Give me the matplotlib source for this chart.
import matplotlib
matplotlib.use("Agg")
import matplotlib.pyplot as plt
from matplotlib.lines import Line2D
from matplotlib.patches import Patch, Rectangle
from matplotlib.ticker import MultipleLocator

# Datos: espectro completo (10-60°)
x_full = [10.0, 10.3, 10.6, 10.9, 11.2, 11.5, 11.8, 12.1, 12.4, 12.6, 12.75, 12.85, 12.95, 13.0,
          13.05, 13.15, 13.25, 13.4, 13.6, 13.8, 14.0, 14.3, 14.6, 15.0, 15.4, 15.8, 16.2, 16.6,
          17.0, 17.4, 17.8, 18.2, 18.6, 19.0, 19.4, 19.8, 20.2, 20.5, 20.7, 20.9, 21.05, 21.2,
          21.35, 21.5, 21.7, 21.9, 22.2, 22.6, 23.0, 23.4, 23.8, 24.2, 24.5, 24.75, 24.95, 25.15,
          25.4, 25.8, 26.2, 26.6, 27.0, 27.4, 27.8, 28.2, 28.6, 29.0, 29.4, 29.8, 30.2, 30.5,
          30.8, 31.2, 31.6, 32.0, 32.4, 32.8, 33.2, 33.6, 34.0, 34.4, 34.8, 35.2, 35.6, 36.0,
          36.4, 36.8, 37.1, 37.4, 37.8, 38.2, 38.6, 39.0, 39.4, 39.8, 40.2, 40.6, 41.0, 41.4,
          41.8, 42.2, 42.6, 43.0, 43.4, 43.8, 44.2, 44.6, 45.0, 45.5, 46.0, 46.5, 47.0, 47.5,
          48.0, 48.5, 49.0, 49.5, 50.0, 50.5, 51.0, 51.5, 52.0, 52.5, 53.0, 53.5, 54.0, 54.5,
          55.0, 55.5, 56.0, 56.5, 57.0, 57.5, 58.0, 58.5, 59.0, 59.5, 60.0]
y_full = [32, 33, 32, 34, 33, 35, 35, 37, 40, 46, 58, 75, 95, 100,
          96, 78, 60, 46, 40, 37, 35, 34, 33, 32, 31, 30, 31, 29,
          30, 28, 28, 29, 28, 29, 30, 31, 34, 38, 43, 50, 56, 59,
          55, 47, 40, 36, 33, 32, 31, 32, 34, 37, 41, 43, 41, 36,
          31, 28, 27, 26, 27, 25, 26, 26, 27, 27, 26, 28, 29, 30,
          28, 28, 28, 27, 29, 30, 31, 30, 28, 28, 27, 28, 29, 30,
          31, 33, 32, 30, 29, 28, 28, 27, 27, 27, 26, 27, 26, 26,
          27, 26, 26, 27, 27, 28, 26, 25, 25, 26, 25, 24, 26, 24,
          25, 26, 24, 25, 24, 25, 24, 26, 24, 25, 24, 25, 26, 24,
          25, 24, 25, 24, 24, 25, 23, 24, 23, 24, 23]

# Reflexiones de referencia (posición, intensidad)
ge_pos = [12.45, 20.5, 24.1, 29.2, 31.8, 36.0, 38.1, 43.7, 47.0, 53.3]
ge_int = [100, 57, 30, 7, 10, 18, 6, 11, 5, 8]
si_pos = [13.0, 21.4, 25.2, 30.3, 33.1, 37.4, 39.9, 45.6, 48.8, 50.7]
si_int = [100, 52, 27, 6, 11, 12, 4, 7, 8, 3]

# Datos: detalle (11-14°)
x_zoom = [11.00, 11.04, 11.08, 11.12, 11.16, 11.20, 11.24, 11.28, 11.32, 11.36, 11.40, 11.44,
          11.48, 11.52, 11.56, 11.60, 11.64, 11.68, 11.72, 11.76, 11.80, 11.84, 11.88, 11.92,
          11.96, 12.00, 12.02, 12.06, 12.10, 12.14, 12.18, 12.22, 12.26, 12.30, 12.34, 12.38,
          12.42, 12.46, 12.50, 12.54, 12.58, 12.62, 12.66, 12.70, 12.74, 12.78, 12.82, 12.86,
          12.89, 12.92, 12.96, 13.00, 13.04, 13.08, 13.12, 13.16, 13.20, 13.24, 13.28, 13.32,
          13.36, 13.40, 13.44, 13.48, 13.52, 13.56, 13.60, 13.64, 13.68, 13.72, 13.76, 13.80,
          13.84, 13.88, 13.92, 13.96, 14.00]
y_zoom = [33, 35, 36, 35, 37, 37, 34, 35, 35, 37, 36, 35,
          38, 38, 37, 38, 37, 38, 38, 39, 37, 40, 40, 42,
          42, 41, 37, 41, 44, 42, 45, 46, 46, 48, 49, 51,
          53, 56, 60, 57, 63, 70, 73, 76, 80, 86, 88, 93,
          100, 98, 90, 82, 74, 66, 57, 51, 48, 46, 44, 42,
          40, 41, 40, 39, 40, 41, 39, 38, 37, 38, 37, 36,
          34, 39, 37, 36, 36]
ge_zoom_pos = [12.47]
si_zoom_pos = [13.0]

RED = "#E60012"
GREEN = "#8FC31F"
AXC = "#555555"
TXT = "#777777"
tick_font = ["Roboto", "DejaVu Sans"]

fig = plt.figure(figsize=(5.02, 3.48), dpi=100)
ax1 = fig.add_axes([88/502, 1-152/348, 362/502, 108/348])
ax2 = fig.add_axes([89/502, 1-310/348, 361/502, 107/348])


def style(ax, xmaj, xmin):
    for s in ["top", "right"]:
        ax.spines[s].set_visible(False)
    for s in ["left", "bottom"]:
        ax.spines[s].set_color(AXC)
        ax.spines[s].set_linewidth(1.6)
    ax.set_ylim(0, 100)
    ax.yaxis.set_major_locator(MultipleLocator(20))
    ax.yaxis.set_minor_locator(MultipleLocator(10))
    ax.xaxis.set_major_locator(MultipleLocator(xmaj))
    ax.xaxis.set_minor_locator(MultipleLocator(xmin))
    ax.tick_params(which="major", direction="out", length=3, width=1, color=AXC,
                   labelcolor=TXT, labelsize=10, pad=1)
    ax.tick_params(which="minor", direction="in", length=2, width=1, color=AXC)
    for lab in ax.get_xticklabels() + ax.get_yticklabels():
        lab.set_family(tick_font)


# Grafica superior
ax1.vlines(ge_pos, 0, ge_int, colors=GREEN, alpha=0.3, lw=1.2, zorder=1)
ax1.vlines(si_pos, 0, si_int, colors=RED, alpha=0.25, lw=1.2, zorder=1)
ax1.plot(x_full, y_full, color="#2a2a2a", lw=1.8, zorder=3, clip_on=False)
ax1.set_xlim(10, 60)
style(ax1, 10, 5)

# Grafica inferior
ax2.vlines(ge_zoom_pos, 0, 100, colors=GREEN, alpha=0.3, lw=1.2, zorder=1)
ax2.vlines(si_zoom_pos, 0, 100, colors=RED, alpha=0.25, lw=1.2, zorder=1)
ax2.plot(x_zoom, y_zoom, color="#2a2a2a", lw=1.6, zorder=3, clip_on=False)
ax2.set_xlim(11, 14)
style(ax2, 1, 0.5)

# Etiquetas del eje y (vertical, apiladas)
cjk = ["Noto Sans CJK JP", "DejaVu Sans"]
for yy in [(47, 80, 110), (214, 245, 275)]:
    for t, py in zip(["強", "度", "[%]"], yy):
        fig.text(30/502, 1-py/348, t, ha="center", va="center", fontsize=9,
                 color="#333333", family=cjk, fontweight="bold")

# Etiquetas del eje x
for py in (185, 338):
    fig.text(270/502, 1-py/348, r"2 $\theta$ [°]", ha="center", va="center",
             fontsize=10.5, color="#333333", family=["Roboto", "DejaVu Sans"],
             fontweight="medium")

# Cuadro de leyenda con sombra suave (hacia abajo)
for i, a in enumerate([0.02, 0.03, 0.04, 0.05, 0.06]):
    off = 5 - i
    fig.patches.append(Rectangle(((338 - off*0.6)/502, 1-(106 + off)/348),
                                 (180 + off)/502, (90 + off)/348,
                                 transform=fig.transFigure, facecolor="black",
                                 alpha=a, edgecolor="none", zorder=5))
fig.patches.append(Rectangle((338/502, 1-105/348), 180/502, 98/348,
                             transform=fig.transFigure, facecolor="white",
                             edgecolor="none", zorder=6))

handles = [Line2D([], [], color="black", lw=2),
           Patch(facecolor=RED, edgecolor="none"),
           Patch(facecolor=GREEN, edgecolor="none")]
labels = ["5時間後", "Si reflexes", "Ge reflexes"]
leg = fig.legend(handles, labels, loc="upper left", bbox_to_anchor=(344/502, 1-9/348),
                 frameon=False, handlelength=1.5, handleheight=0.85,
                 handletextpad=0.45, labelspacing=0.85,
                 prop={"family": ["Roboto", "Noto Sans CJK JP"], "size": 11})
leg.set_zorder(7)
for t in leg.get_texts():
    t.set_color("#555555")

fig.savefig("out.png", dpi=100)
= = = = =
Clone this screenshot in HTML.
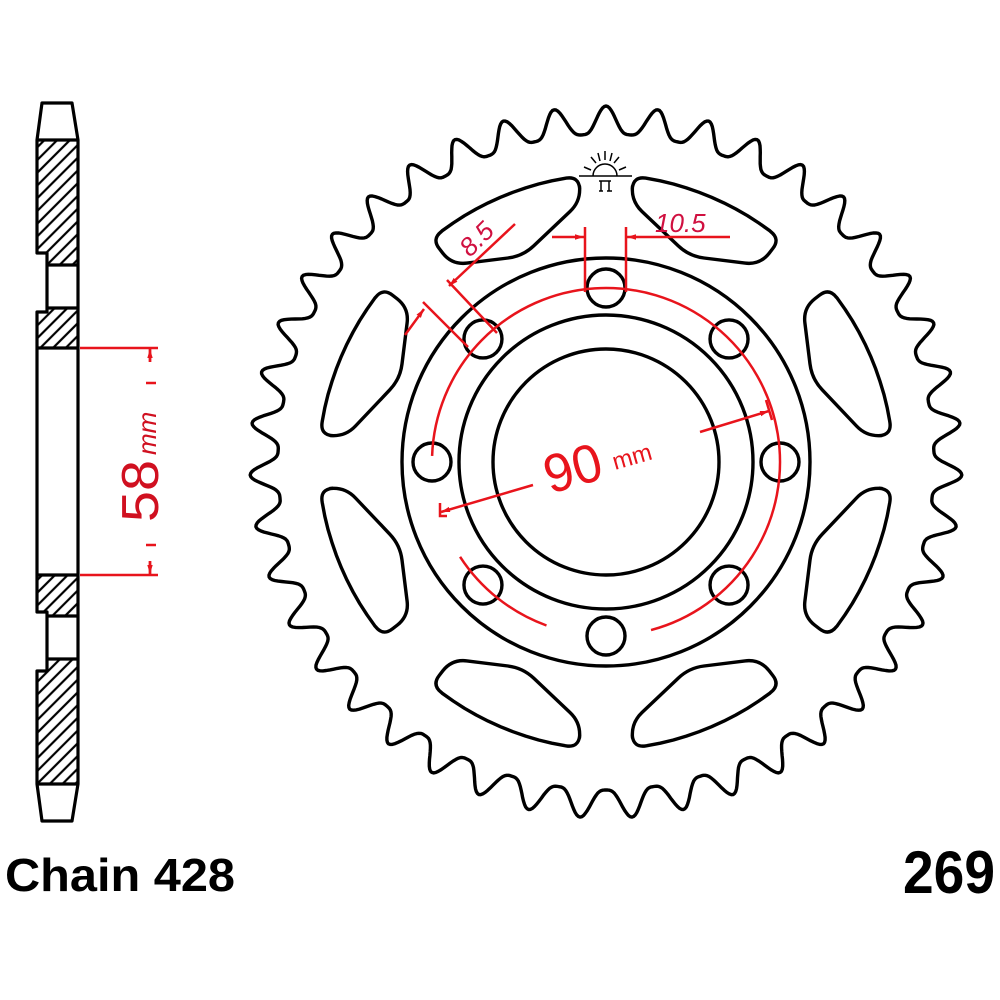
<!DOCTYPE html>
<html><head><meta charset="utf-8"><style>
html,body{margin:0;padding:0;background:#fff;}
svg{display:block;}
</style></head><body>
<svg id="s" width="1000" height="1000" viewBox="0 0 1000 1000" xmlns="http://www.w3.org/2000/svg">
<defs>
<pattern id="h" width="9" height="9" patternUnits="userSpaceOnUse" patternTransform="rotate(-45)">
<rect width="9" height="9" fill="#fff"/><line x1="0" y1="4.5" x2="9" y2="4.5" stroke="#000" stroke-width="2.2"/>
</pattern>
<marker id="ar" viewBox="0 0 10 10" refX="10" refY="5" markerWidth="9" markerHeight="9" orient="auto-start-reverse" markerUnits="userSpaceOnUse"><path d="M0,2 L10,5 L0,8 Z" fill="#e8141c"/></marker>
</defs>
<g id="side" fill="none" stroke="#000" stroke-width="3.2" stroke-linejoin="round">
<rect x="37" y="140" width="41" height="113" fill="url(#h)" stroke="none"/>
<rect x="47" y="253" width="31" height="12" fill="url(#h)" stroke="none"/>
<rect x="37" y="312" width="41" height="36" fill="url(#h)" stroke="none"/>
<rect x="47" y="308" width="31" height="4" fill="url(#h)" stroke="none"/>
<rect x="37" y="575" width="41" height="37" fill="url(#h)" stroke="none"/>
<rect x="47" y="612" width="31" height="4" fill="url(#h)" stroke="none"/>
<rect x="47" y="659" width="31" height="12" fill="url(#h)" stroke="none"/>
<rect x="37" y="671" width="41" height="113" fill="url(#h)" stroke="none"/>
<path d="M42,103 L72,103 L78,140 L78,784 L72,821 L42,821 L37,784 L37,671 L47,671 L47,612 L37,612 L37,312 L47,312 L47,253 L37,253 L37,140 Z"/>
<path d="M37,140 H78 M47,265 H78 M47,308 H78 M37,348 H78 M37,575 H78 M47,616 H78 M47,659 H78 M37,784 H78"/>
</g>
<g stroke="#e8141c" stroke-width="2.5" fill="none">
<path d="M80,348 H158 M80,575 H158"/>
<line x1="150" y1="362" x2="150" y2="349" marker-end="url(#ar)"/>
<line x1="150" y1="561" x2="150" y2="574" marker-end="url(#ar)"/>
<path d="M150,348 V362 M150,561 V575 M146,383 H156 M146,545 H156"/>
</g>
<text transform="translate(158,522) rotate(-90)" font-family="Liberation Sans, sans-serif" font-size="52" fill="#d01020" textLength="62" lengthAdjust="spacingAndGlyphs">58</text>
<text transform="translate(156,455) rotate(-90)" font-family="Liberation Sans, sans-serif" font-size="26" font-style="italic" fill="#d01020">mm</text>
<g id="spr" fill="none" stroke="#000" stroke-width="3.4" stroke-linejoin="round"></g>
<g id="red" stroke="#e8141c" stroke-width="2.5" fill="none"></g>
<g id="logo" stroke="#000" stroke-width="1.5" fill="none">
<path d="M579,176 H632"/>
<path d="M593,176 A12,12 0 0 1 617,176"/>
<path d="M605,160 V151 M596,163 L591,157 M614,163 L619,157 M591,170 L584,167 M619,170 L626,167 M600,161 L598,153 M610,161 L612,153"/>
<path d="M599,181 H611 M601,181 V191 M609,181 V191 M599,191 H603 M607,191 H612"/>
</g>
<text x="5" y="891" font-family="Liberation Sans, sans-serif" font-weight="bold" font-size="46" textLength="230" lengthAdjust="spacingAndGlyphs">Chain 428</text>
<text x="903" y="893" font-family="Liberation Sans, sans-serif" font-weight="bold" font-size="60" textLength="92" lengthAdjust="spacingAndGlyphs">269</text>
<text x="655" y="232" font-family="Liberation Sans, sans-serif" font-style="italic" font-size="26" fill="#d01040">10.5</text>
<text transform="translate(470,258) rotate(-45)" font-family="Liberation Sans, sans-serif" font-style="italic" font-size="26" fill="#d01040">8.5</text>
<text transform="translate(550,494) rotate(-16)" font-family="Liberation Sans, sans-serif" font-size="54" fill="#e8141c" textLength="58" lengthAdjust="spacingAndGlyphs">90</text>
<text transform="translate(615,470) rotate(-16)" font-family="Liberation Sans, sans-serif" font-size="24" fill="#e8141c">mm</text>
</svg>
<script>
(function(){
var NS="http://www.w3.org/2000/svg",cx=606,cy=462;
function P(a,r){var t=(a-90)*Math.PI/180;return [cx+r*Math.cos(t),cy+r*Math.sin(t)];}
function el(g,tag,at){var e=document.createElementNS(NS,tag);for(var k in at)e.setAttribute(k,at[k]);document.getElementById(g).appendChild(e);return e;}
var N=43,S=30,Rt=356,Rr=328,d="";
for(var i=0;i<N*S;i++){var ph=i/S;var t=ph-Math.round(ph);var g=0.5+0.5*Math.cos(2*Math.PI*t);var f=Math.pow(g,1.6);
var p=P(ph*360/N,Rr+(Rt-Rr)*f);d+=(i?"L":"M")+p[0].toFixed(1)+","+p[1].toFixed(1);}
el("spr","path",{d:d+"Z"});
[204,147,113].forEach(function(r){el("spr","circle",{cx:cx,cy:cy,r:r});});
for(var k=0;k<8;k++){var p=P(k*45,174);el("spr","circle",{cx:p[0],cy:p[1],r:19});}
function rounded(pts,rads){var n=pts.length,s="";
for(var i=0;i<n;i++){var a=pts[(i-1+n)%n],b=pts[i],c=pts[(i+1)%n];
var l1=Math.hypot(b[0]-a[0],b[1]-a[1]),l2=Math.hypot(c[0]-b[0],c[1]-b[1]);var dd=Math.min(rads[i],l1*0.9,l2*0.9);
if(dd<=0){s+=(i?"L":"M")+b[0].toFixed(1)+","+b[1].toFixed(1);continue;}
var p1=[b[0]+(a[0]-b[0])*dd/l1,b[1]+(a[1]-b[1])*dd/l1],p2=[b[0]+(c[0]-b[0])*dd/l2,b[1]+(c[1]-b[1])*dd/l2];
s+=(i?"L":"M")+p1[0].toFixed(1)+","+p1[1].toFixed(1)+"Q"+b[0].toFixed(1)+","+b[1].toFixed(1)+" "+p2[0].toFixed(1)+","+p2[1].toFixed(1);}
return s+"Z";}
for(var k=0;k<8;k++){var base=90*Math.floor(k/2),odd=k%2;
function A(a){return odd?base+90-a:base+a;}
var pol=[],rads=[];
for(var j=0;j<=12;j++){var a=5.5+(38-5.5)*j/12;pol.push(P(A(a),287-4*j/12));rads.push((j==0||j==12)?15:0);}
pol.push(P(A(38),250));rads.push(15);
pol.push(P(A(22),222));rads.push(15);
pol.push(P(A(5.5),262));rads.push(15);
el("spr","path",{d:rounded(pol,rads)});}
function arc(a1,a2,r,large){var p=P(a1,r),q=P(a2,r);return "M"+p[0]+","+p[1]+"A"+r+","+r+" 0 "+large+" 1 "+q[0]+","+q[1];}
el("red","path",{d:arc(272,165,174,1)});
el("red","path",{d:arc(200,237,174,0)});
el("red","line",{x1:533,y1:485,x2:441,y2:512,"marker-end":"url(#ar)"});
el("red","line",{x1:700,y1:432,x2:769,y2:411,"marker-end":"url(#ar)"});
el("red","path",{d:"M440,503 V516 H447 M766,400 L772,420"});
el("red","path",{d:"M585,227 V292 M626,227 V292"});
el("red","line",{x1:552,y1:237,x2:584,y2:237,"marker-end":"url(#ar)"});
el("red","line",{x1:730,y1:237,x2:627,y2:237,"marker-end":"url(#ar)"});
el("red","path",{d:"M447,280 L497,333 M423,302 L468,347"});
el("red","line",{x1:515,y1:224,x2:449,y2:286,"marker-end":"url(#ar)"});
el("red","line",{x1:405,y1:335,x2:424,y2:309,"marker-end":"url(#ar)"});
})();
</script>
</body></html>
= = = = =
_Short problem_
Your task is to retype the entries verbatim, starting with the line that holds "Give me the matplotlib source for this chart." and stopping after the line that holds "from matplotlib.ticker import MultipleLocator".

_Finished task_
Give me the matplotlib source for this chart.
import matplotlib
matplotlib.use("Agg")
import matplotlib.pyplot as plt
from matplotlib.lines import Line2D
from matplotlib.patches import Patch, Rectangle
from matplotlib.ticker import MultipleLocator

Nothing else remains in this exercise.